** Begin Data excerpt **

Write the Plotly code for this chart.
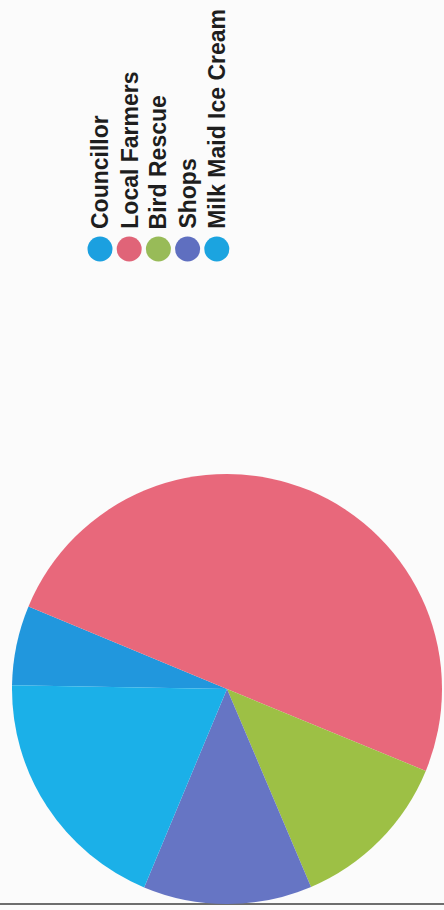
import plotly.graph_objects as go

# Scanned pie chart, page turned 90 degrees (text reads bottom-to-top)
labels = ["Councillor", "Local Farmers", "Bird Rescue", "Shops", "Milk Maid Ice Cream"]
values = [6, 50, 12.4, 12.7, 19]
slice_colors = ["#2197dd", "#e8687b", "#9dc045", "#6675c4", "#1bb0e8"]
dot_colors = ["#1ba0e0", "#e06478", "#98bb58", "#5f6fc0", "#1ba4e0"]

W, H = 444, 910

fig = go.Figure()

fig.add_trace(go.Pie(
    labels=labels,
    values=values,
    sort=False,
    direction="clockwise",
    rotation=271,
    textinfo="none",
    hoverinfo="label+value",
    marker=dict(colors=slice_colors, line=dict(width=0)),
    domain=dict(x=[12 / W, 442 / W], y=[6 / H, 436 / H]),
    showlegend=False,
))

# rotated legend: dots plus upward reading labels
leg_x0, leg_step = 100, 29.2
leg_x = [leg_x0 + i * leg_step for i in range(len(labels))]
fig.add_trace(go.Scatter(
    x=leg_x,
    y=[249] * len(labels),
    mode="markers",
    marker=dict(size=25, color=dot_colors),
    hoverinfo="skip",
    showlegend=False,
))

for xi, lab in zip(leg_x, labels):
    fig.add_annotation(
        x=xi, y=231, xref="x", yref="y",
        text="<b>%s</b>" % lab, textangle=-90, showarrow=False,
        xanchor="center", yanchor="bottom",
        font=dict(family="Liberation Sans, Arial", size=23, color="#1e1e1e"),
    )

# scanner edge along the bottom
fig.add_shape(type="line", xref="paper", yref="y", x0=0, x1=1, y0=904, y1=904,
              line=dict(color="#6e6e6e", width=2), layer="below")

fig.update_layout(
    width=W, height=H,
    margin=dict(l=0, r=0, t=0, b=0),
    paper_bgcolor="#fbfbfb",
    plot_bgcolor="rgba(0,0,0,0)",
    xaxis=dict(range=[0, W], visible=False, fixedrange=True),
    yaxis=dict(range=[H, 0], visible=False, fixedrange=True),
)

fig.write_html("out.html", config={"displayModeBar": False},
               post_script="document.body.style.margin='0';")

** End Data excerpt **

What is being asked —
Repeat only what lies between the start of the data and the end of the line containing "import plotly.graph_objects as go", exactly, with pictures left out.

Solution to the exercise —
Write the Plotly code for this chart.
import plotly.graph_objects as go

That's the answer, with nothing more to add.